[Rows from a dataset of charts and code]

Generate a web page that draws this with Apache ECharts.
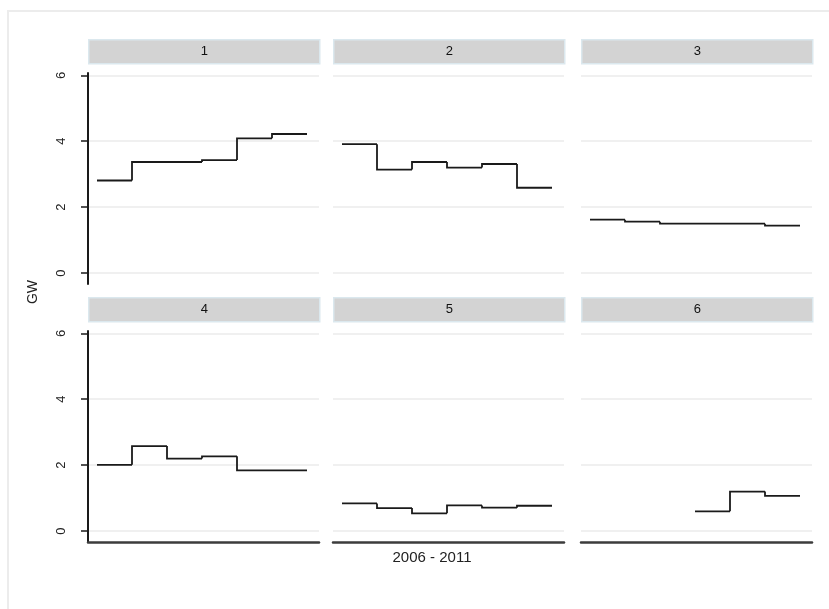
<!DOCTYPE html>
<html>
<head>
<meta charset="utf-8">
<title>GW by group, 2006 - 2011</title>
<script src="https://cdn.jsdelivr.net/npm/echarts@6/dist/echarts.min.js"></script>
<style>
  html, body { margin: 0; padding: 0; background: #ffffff; }
  #chart { width: 829px; height: 609px; }
</style>
</head>
<body>
<div id="chart"></div>
<script>
// Yearly values (GW) for each group; a step holds its value for the whole year.
const years = [2006, 2007, 2008, 2009, 2010, 2011];
const groups = ['1', '2', '3', '4', '5', '6'];
const gw1 = [2.81, 3.37, 3.37, 3.43, 4.09, 4.22];
const gw2 = [3.91, 3.14, 3.37, 3.20, 3.31, 2.59];
const gw3 = [1.62, 1.56, 1.50, 1.50, 1.50, 1.44];
const gw4 = [2.01, 2.58, 2.20, 2.27, 1.84, 1.84];
const gw5 = [0.84, 0.70, 0.54, 0.78, 0.71, 0.77];
const gw6 = [null, null, null, 0.60, 1.20, 1.07];
const yTicks = [0, 2, 4, 6];
const xTitle = '2006 - 2011';
const yTitle = 'GW';

const seriesValues = [gw1, gw2, gw3, gw4, gw5, gw6];

// Panel layout (pixels)
const colLeft = [88, 333, 581];
const panelW = 231;
const rowTop = [73, 331];
const panelH = 211;
const headerGap = 34;
const headerH = 24;
const font = 'Liberation Sans, Arial, Helvetica, sans-serif';
const stepColor = '#1a1a1a';

// One record per year: [yearStart, yearEnd, value, previousValue].
// The riser at yearStart joins the previous year's level to this one.
function stepSegments(vals) {
  const segs = [];
  let prev = null;
  years.forEach((yr, i) => {
    if (vals[i] === null) return;
    segs.push([yr, yr + 1, vals[i], prev === null ? vals[i] : prev]);
    prev = vals[i];
  });
  return segs;
}

function renderStep(params, api) {
  const x0 = api.value(0), x1 = api.value(1), y = api.value(2), yPrev = api.value(3);
  return {
    type: 'polyline',
    shape: { points: [api.coord([x0, yPrev]), api.coord([x0, y]), api.coord([x1, y])] },
    style: { stroke: stepColor, lineWidth: 1.8, fill: null, lineJoin: 'miter', lineCap: 'butt' },
    silent: true
  };
}

const grids = [], xAxes = [], yAxes = [], series = [], graphics = [];

groups.forEach((name, k) => {
  const row = Math.floor(k / 3), col = k % 3;
  const left = colLeft[col], top = rowTop[row];
  grids.push({ left: left, top: top, width: panelW, height: panelH, containLabel: false });

  xAxes.push({
    type: 'value', gridIndex: k,
    min: years[0] - 9 / 35, max: years[0] - 9 / 35 + panelW / 35,
    axisLine: { show: row === 1, onZero: false, lineStyle: { color: '#3c3c3c', width: 2.5 } },
    axisTick: { show: false }, axisLabel: { show: false }, splitLine: { show: false }
  });

  yAxes.push({
    type: 'value', gridIndex: k,
    min: -0.33, max: 6.07,
    axisLine: { show: col === 0, onZero: false, lineStyle: { color: '#1a1a1a', width: 2 } },
    axisTick: { show: col === 0, customValues: yTicks, length: 7, lineStyle: { color: '#1a1a1a', width: 1.5 } },
    axisLabel: {
      show: col === 0, customValues: yTicks, rotate: 90, margin: 20,
      color: '#222', fontSize: 13, fontFamily: font
    },
    splitLine: { show: true, lineStyle: { color: '#ebebeb', width: 1.5 } }
  });

  series.push({
    type: 'custom', xAxisIndex: k, yAxisIndex: k,
    data: stepSegments(seriesValues[k]),
    encode: { x: [0, 1], y: [2, 3] },
    renderItem: renderStep,
    silent: true
  });

  // Strip header with the group label
  graphics.push({
    type: 'group', left: left, top: top - headerGap,
    children: [
      { type: 'rect', shape: { x: 0, y: 0, width: panelW, height: headerH },
        style: { fill: '#d3d3d3', stroke: '#dbe8ee', lineWidth: 1.5 } },
      { type: 'text', x: panelW / 2, y: headerH / 2,
        style: { text: name, fill: '#111', font: '13px ' + font, textAlign: 'center', textVerticalAlign: 'middle' } }
    ]
  });
});

// Outer frame
graphics.unshift({
  type: 'rect', left: 7, top: 10, z: -10,
  shape: { x: 0, y: 0, width: 840, height: 620 },
  style: { fill: '#ffffff', stroke: '#ececec', lineWidth: 2 }
});

// Shared axis titles
graphics.push({
  type: 'text', x: 33, y: 292, rotation: Math.PI / 2,
  style: { text: yTitle, fill: '#222', font: '14px ' + font, textAlign: 'center', textVerticalAlign: 'middle' }
});
graphics.push({
  type: 'text', x: 432, y: 558,
  style: { text: xTitle, fill: '#222', font: '15px ' + font, textAlign: 'center', textVerticalAlign: 'middle' }
});

const chart = echarts.init(document.getElementById('chart'), null, { renderer: 'canvas' });
chart.setOption({
  animation: false,
  backgroundColor: '#ffffff',
  grid: grids,
  xAxis: xAxes,
  yAxis: yAxes,
  series: series,
  graphic: graphics
});
</script>
</body>
</html>
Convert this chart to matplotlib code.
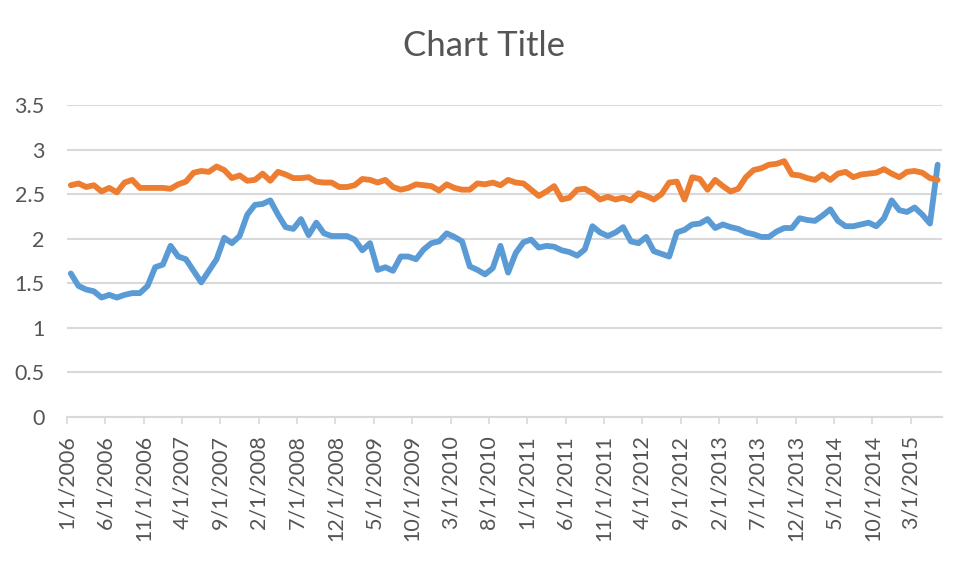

**What is asked**
Starting at the first line of the records above, set down each line exactly through the one that holds "panelH, containLabel: false". Omit pictures.

**Solution to this task**
Generate a web page that draws this with Apache ECharts.
<!DOCTYPE html>
<html>
<head>
<meta charset="utf-8">
<title>GW by group, 2006 - 2011</title>
<script src="https://cdn.jsdelivr.net/npm/echarts@6/dist/echarts.min.js"></script>
<style>
  html, body { margin: 0; padding: 0; background: #ffffff; }
  #chart { width: 829px; height: 609px; }
</style>
</head>
<body>
<div id="chart"></div>
<script>
// Yearly values (GW) for each group; a step holds its value for the whole year.
const years = [2006, 2007, 2008, 2009, 2010, 2011];
const groups = ['1', '2', '3', '4', '5', '6'];
const gw1 = [2.81, 3.37, 3.37, 3.43, 4.09, 4.22];
const gw2 = [3.91, 3.14, 3.37, 3.20, 3.31, 2.59];
const gw3 = [1.62, 1.56, 1.50, 1.50, 1.50, 1.44];
const gw4 = [2.01, 2.58, 2.20, 2.27, 1.84, 1.84];
const gw5 = [0.84, 0.70, 0.54, 0.78, 0.71, 0.77];
const gw6 = [null, null, null, 0.60, 1.20, 1.07];
const yTicks = [0, 2, 4, 6];
const xTitle = '2006 - 2011';
const yTitle = 'GW';

const seriesValues = [gw1, gw2, gw3, gw4, gw5, gw6];

// Panel layout (pixels)
const colLeft = [88, 333, 581];
const panelW = 231;
const rowTop = [73, 331];
const panelH = 211;
const headerGap = 34;
const headerH = 24;
const font = 'Liberation Sans, Arial, Helvetica, sans-serif';
const stepColor = '#1a1a1a';

// One record per year: [yearStart, yearEnd, value, previousValue].
// The riser at yearStart joins the previous year's level to this one.
function stepSegments(vals) {
  const segs = [];
  let prev = null;
  years.forEach((yr, i) => {
    if (vals[i] === null) return;
    segs.push([yr, yr + 1, vals[i], prev === null ? vals[i] : prev]);
    prev = vals[i];
  });
  return segs;
}

function renderStep(params, api) {
  const x0 = api.value(0), x1 = api.value(1), y = api.value(2), yPrev = api.value(3);
  return {
    type: 'polyline',
    shape: { points: [api.coord([x0, yPrev]), api.coord([x0, y]), api.coord([x1, y])] },
    style: { stroke: stepColor, lineWidth: 1.8, fill: null, lineJoin: 'miter', lineCap: 'butt' },
    silent: true
  };
}

const grids = [], xAxes = [], yAxes = [], series = [], graphics = [];

groups.forEach((name, k) => {
  const row = Math.floor(k / 3), col = k % 3;
  const left = colLeft[col], top = rowTop[row];
  grids.push({ left: left, top: top, width: panelW, height: panelH, containLabel: false });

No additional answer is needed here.